▶ [What you should do] Among the entries below, which lines run from the line with "Generate a component" through the line with "Chart.register(...registerables);"? Retype those, both ends included, exactly and without pictures.

▶ [Items]
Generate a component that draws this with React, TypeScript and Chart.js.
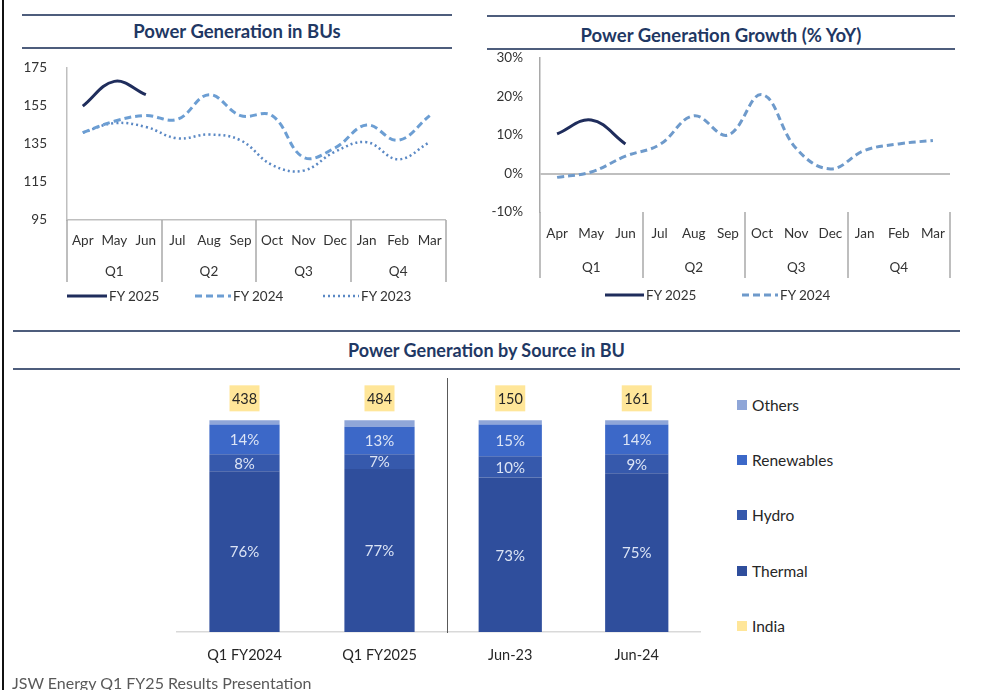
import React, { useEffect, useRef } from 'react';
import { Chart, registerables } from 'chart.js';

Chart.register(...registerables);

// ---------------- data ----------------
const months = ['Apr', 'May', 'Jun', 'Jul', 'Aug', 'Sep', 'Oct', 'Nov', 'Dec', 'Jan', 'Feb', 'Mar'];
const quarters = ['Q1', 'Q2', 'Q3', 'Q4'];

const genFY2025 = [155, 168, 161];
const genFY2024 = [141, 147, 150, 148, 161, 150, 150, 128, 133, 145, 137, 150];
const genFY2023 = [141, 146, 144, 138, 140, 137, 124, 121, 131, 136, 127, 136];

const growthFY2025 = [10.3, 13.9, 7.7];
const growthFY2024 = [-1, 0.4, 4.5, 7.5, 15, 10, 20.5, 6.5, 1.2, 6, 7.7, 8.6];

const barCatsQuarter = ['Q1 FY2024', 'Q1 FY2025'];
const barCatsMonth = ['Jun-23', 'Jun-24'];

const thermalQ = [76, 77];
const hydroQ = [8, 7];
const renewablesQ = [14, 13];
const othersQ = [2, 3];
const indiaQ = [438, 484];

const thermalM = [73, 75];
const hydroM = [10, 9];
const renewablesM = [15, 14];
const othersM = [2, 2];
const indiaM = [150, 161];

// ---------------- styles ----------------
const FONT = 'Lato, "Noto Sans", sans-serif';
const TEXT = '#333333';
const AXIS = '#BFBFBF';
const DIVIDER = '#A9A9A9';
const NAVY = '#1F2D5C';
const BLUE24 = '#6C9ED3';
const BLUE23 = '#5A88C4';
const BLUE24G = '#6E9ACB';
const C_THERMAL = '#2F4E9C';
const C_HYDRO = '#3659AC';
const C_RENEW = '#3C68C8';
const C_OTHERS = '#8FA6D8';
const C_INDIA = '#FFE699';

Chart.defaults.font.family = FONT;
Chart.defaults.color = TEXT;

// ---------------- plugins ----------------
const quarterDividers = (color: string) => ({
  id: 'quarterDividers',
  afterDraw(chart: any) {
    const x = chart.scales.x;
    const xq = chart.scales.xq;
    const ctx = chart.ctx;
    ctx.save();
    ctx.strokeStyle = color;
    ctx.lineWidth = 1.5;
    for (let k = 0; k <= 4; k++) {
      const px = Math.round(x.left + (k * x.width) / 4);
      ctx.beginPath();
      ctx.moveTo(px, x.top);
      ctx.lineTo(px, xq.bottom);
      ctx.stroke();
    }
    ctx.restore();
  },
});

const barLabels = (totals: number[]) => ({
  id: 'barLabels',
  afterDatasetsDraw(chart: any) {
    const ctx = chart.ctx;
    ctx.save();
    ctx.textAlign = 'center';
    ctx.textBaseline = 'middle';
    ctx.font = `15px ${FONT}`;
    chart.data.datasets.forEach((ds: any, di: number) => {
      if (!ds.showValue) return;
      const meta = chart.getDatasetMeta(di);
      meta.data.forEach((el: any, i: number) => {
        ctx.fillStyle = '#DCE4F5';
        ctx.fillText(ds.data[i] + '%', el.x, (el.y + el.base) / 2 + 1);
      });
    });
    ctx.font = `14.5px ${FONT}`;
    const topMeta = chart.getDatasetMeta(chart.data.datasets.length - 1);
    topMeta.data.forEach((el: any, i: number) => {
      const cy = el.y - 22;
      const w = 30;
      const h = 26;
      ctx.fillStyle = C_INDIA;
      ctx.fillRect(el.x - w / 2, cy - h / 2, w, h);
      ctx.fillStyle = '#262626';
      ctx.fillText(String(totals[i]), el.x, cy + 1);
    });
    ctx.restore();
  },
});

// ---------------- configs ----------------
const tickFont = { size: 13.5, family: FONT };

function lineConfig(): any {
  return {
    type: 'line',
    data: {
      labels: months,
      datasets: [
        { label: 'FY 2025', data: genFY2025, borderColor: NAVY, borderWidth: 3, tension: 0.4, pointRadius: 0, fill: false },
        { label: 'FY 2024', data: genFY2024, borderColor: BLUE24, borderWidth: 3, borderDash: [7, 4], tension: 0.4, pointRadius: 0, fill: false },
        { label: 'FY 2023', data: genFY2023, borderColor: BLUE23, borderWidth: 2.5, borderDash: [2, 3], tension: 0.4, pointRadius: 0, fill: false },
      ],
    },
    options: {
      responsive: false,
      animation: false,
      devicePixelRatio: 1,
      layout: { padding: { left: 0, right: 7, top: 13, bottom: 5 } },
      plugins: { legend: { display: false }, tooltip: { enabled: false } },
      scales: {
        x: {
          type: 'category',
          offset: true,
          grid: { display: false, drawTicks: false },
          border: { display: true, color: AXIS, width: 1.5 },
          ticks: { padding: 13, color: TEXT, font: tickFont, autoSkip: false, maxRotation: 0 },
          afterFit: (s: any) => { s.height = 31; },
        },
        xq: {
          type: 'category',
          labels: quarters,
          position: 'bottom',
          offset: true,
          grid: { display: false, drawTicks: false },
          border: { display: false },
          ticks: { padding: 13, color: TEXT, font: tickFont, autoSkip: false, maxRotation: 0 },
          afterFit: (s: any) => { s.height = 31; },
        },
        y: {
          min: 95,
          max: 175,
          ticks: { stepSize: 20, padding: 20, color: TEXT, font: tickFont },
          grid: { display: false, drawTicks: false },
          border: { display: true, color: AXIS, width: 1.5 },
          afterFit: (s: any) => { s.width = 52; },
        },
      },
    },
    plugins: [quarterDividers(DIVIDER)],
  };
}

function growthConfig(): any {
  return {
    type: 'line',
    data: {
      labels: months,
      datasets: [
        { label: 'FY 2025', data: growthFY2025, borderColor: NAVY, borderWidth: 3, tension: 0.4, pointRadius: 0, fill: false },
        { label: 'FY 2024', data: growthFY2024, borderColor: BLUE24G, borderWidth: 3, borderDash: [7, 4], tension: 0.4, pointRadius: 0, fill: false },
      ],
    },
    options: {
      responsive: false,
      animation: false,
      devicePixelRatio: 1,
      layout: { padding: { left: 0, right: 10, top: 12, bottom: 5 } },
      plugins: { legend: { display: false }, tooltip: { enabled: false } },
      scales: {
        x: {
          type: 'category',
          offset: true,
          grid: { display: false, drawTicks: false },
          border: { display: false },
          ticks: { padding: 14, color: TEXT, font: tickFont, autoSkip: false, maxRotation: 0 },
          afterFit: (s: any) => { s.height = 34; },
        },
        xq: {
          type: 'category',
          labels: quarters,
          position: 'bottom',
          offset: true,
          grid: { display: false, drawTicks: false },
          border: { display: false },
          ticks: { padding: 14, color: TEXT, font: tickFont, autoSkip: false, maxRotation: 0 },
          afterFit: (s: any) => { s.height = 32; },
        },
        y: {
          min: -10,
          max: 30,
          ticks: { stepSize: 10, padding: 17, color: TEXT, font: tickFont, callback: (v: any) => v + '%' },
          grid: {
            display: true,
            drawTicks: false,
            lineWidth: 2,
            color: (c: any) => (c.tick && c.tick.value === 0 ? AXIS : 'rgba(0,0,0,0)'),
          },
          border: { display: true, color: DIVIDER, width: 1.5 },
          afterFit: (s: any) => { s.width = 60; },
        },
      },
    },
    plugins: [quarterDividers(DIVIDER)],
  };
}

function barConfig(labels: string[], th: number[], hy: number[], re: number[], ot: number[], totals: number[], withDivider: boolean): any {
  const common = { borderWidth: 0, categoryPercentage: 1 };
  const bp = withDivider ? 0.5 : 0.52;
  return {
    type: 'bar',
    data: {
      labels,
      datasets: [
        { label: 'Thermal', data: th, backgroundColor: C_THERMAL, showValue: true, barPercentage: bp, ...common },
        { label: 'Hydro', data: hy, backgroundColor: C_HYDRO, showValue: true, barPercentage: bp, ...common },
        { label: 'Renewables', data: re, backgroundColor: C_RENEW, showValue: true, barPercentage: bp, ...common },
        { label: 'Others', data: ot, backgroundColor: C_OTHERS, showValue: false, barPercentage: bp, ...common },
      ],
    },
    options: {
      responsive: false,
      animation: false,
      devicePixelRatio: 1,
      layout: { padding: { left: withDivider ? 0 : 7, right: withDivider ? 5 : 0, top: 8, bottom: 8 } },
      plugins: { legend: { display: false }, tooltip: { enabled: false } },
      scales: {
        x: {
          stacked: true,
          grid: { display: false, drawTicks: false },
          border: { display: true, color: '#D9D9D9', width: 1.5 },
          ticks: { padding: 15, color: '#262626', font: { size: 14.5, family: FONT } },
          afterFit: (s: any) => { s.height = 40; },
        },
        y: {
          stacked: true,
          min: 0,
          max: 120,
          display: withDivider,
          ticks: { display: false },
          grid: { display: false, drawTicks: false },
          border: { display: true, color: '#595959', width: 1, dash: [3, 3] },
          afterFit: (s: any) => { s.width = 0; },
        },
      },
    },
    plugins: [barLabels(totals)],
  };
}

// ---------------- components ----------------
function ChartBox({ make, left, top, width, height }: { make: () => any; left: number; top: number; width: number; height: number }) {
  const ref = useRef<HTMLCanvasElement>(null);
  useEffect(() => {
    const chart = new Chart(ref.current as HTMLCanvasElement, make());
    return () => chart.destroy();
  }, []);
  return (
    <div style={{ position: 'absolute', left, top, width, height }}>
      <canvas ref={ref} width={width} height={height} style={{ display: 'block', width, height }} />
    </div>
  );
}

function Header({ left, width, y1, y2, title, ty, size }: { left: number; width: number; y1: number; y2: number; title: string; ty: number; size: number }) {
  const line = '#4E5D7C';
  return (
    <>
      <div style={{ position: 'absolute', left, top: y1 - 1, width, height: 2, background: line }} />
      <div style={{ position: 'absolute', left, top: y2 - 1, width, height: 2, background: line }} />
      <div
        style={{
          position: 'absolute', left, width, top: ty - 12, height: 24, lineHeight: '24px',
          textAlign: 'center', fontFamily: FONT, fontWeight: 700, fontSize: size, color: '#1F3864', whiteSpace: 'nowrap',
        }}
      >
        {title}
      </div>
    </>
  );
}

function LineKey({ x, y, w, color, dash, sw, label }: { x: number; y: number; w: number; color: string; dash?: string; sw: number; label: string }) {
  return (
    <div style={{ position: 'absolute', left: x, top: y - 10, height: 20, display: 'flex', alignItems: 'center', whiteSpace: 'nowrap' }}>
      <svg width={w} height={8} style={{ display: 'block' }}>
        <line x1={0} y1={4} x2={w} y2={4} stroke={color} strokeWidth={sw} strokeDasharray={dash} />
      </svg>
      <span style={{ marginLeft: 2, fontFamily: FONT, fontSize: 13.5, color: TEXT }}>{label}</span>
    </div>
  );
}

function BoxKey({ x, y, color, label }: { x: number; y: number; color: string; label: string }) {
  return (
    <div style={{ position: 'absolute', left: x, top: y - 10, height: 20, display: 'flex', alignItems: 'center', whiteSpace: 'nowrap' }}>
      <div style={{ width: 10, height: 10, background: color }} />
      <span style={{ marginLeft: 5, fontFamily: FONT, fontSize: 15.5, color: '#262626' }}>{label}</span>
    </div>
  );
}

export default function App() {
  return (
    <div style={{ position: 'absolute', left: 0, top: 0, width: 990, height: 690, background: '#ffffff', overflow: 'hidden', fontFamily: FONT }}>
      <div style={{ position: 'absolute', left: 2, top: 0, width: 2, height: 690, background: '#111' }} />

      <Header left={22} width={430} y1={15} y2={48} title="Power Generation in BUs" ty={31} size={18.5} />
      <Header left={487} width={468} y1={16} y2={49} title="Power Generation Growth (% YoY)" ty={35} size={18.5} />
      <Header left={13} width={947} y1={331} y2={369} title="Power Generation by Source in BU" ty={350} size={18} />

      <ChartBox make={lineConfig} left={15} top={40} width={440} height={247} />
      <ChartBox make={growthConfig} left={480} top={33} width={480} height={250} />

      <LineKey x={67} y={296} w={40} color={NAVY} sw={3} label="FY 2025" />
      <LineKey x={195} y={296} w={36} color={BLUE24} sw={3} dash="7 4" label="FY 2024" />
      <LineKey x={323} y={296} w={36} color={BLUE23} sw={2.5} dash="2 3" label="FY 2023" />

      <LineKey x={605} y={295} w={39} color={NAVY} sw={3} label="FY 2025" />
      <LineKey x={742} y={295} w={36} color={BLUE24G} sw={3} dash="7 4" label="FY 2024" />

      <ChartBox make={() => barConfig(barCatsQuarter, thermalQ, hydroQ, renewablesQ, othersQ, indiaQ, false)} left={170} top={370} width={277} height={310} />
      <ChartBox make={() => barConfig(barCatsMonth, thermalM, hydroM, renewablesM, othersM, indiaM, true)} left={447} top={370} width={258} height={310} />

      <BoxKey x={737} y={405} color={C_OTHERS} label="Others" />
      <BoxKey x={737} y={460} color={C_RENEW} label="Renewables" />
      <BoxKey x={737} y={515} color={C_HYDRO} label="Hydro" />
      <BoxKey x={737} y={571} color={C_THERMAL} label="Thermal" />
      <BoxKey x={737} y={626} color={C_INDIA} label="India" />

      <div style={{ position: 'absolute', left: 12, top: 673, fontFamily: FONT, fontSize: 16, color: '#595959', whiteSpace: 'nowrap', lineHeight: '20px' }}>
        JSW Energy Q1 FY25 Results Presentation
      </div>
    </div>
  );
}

==

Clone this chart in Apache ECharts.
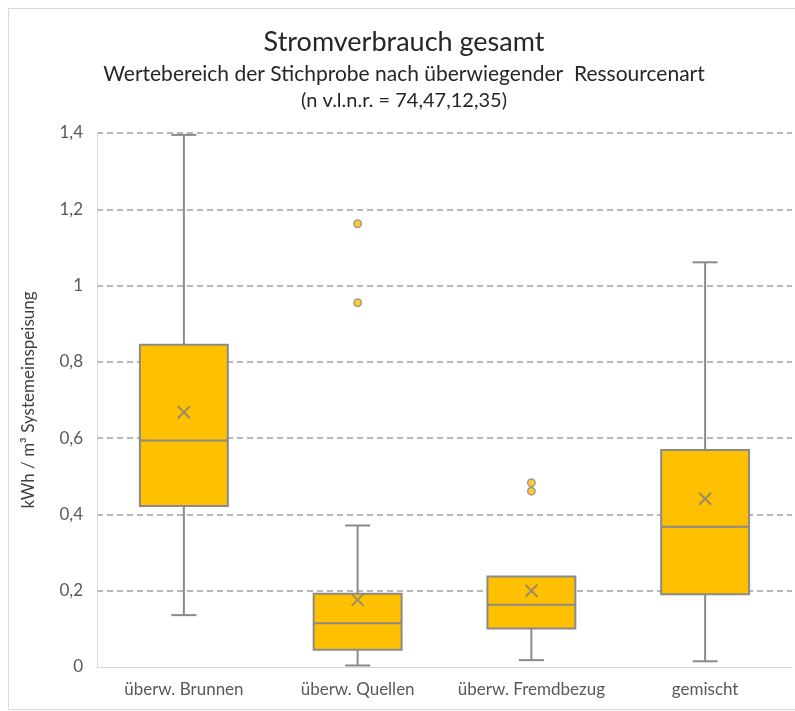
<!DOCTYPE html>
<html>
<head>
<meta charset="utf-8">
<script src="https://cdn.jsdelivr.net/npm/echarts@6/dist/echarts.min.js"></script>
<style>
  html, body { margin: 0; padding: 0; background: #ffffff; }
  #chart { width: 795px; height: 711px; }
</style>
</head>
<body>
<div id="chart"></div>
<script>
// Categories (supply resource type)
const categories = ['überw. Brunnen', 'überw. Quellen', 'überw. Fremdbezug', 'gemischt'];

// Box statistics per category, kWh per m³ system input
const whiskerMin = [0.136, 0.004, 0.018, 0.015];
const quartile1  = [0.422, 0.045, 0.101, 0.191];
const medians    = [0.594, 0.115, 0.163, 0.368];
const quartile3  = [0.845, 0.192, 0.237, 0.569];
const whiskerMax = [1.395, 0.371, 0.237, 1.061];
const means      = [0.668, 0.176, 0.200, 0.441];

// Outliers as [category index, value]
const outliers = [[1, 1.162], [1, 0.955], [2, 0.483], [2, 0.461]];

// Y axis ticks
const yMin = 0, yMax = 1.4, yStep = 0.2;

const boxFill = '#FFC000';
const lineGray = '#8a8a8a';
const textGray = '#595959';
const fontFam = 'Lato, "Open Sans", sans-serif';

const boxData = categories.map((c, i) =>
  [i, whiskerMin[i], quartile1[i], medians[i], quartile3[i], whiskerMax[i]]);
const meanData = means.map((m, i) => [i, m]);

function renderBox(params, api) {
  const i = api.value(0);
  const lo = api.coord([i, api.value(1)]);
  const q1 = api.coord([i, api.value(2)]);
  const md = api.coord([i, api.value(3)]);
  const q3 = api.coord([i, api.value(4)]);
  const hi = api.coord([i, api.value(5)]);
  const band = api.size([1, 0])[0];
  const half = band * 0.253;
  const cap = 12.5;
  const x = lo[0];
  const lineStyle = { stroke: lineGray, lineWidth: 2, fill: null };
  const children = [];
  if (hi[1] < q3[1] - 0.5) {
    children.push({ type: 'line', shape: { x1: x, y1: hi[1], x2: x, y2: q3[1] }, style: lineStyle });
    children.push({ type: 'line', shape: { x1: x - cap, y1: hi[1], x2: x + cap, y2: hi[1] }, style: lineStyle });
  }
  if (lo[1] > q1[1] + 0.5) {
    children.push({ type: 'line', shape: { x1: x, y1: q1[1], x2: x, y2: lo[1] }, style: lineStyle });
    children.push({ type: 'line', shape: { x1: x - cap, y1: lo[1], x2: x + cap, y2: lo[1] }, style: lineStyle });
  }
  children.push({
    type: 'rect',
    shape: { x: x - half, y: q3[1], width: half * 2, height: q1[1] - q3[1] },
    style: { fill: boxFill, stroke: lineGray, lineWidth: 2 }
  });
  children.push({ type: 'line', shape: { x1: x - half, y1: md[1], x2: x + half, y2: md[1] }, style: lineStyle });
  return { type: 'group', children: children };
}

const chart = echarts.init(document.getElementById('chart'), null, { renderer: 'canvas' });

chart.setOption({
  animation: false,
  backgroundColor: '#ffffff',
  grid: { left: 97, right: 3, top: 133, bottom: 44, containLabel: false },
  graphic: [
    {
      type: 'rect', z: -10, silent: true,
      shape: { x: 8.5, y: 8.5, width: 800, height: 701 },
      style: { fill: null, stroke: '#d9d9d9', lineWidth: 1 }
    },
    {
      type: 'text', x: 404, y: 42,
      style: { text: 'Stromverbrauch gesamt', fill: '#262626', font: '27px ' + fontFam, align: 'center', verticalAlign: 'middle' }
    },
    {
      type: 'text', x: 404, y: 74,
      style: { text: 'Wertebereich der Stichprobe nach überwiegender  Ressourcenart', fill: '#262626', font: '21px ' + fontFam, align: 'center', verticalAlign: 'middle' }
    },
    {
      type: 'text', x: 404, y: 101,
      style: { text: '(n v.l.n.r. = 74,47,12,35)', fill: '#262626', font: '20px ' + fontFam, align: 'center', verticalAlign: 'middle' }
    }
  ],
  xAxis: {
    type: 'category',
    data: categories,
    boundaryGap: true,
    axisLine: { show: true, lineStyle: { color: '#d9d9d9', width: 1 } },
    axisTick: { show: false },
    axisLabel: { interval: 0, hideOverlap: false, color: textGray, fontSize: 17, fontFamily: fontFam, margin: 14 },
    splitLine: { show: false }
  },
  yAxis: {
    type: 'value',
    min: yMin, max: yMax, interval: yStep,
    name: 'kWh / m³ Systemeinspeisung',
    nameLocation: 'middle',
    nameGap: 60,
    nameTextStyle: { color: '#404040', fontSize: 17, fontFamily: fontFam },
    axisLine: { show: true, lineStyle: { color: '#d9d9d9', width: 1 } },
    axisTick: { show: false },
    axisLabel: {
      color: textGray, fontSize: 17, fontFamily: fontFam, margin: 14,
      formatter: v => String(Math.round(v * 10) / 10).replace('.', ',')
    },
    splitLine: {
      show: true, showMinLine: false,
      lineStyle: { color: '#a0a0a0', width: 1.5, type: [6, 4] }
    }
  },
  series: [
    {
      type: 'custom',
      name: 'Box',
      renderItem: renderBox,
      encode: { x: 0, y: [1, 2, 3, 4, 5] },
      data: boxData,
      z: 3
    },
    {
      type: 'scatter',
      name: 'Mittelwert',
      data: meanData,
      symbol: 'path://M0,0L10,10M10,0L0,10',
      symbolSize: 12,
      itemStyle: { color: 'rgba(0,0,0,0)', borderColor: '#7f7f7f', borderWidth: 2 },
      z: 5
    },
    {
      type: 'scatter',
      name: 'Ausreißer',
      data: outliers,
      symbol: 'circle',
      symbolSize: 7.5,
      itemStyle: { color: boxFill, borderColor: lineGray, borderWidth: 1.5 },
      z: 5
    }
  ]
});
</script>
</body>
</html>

▶ [Solution to this task]
Generate a component that draws this with React, TypeScript and Chart.js.
import React, { useEffect, useRef } from 'react';
import { Chart, registerables } from 'chart.js';

Chart.register(...registerables);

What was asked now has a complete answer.